▶ _Instruction_
In the lines below, output everything from the first line through the line containing "import pandas as pd" exactly as it is. Pictures are not part of the output.

▶ _Collected data_
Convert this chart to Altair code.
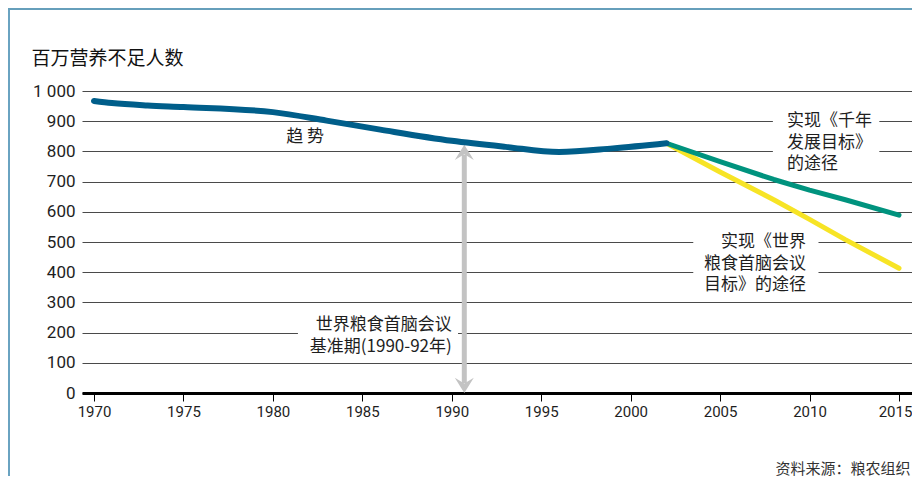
import altair as alt
import pandas as pd

# ---- data ----
trend_years = [1970, 1971, 1973, 1975, 1980, 1983, 1986, 1990, 1993, 1996, 1999, 2002]
trend_values = [967, 960, 952, 947, 930, 902, 872, 835, 815, 798, 810, 827]
mdg_years = [2002, 2005, 2008, 2010, 2012, 2015]
mdg_values = [827, 766, 707, 672, 640, 589]
wfs_years = [2002, 2005, 2008, 2010, 2012, 2015]
wfs_values = [827, 732, 640, 575, 508, 413]
x_ticks = [1970, 1975, 1980, 1985, 1990, 1995, 2000, 2005, 2010, 2015]
y_ticks = [0, 100, 200, 300, 400, 500, 600, 700, 800, 900, 1000]

title_text = "百万营养不足人数"
source_text = "资料来源：粮农组织"

# base-period arrow (year, top value, bottom value)
arrow_year = [1990.7]
arrow_top = [822]
arrow_bottom = [0]

# annotations (data coordinates of the first line)
trend_label = ["趋 势"]
trend_label_x = [1981.8]
trend_label_y = [848]
base_label = ["世界粮食首脑会议\n基准期(1990-92年)"]
base_label_x = [1990.0]
base_label_y = [224]
mdg_label = ["实现《千年\n发展目标》\n的途径"]
mdg_label_x = [2008.74]
mdg_label_y = [900]
wfs_label = ["实现《世界\n粮食首脑会议\n目标》的途径"]
wfs_label_x = [2009.8]
wfs_label_y = [500]

# white boxes behind the labels (break the gridlines)
box_x1 = [1981.4, 2007.95, 2003.5]
box_x2 = [1990.35, 2013.9, 2010.5]
box_y1 = [125, 760, 365]
box_y2 = [255, 935, 535]

CJK = "Noto Sans CJK SC"
NUM = "Roboto"
INK = "#1e1e1e"

xscale = alt.Scale(domain=[1969.329, 2015.727], nice=False, zero=False)
yscale = alt.Scale(domain=[0, 1000], nice=False, zero=False)

x_axis = alt.Axis(
    values=x_ticks, format="d", grid=False,
    domainColor="#000", domainWidth=3,
    tickColor="#000", tickSize=8, tickWidth=1,
    labelFont=NUM, labelFontSize=15, labelColor=INK, labelPadding=3,
    labelOffset={"condition": {"test": "datum.value == 2015", "value": -4}, "value": 0},
    title=source_text, titleFont=CJK, titleFontSize=15, titleFontWeight="normal",
    titleColor="#333", titleAnchor="end", titleAlign="right", titleBaseline="middle",
    titleX=828, titleY=75,
)
y_axis = alt.Axis(
    values=y_ticks, grid=True, gridColor="#4a4a4a", gridWidth=1,
    domain=False, ticks=False,
    labelFont=NUM, labelFontSize=17, labelColor=INK, labelPadding=7,
    labelExpr="replace(format(datum.value, ',d'), ',', ' ')",
    title=title_text, titleFont=CJK, titleFontSize=19, titleFontWeight="normal",
    titleColor="#111", titleAngle=0, titleAlign="left", titleBaseline="middle",
    titleX=-51, titleY=-33,
)

trend_df = pd.DataFrame({"year": trend_years, "value": trend_values})
mdg_df = pd.DataFrame({"year": mdg_years, "value": mdg_values})
wfs_df = pd.DataFrame({"year": wfs_years, "value": wfs_values})
arrow_df = pd.DataFrame({"year": arrow_year, "top": arrow_top, "bottom": arrow_bottom})
box_df = pd.DataFrame({"x1": box_x1, "x2": box_x2, "y1": box_y1, "y2": box_y2})


def X(field):
    return alt.X(field, type="quantitative", scale=xscale, axis=x_axis)


def Y(field):
    return alt.Y(field, type="quantitative", scale=yscale, axis=y_axis)


boxes = alt.Chart(box_df).mark_rect(color="white").encode(
    x=X("x1"), x2="x2", y=Y("y1"), y2="y2"
)

shaft = alt.Chart(arrow_df).mark_rule(
    color="#c3c3c3", strokeWidth=5, yOffset=10, y2Offset=-10
).encode(x=X("year"), y=Y("top"), y2="bottom")

head_up = alt.Chart(arrow_df).mark_point(
    shape="M0,0L1,1.6L0,1L-1,1.6Z", size=361, filled=True, color="#c3c3c3", opacity=1, strokeWidth=0
).encode(x=X("year"), y=Y("top"))
head_down = alt.Chart(arrow_df).mark_point(
    shape="M0,0L1,-1.6L0,-1L-1,-1.6Z", size=361, filled=True, color="#c3c3c3", opacity=1, strokeWidth=0
).encode(x=X("year"), y=Y("bottom"))

wfs = alt.Chart(wfs_df).mark_line(
    color="#f7e425", strokeWidth=5, strokeCap="round", strokeJoin="round"
).encode(x=X("year"), y=Y("value"))
mdg = alt.Chart(mdg_df).mark_line(
    color="#00937e", strokeWidth=5, strokeCap="round", strokeJoin="round"
).encode(x=X("year"), y=Y("value"))
trend = alt.Chart(trend_df).mark_line(
    color="#005e8a", strokeWidth=6, strokeCap="round", strokeJoin="round", interpolate="monotone"
).encode(x=X("year"), y=Y("value"))


def label(texts, xs, ys, align):
    df = pd.DataFrame({"t": texts, "x": xs, "y": ys})
    return alt.Chart(df).mark_text(
        font=CJK, fontSize=17, color=INK, align=align, baseline="middle",
        lineBreak="\n", lineHeight=21.5
    ).encode(x=X("x"), y=Y("y"), text="t:N")


t_trend = label(trend_label, trend_label_x, trend_label_y, "center")
t_base = label(base_label, base_label_x, base_label_y, "right")
t_mdg = label(mdg_label, mdg_label_x, mdg_label_y, "left")
t_wfs = label(wfs_label, wfs_label_x, wfs_label_y, "right")

deco = pd.DataFrame({"k": [0]})
top_bar = alt.Chart(deco).mark_rect(color="#669fbb").encode(
    x=alt.value(-74), x2=alt.value(830), y=alt.value(-83), y2=alt.value(-81)
)
left_bar = alt.Chart(deco).mark_rect(color="#6aa3c1").encode(
    x=alt.value(-74), x2=alt.value(-72), y=alt.value(-81), y2=alt.value(385)
)

chart = alt.layer(
    boxes, shaft, head_up, head_down, wfs, mdg, trend,
    t_trend, t_base, t_mdg, t_wfs, top_bar, left_bar
).properties(
    width=830, height=302,
    autosize=alt.AutoSizeParams(type="none"),
    padding={"left": 74, "top": 83, "right": 0, "bottom": 83},
    background="white",
).configure_view(stroke=None)

chart.save("out.html", embed_options={"renderer": "svg", "actions": False})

▶ _Finished answer_
Convert this chart to Altair code.
import altair as alt
import pandas as pd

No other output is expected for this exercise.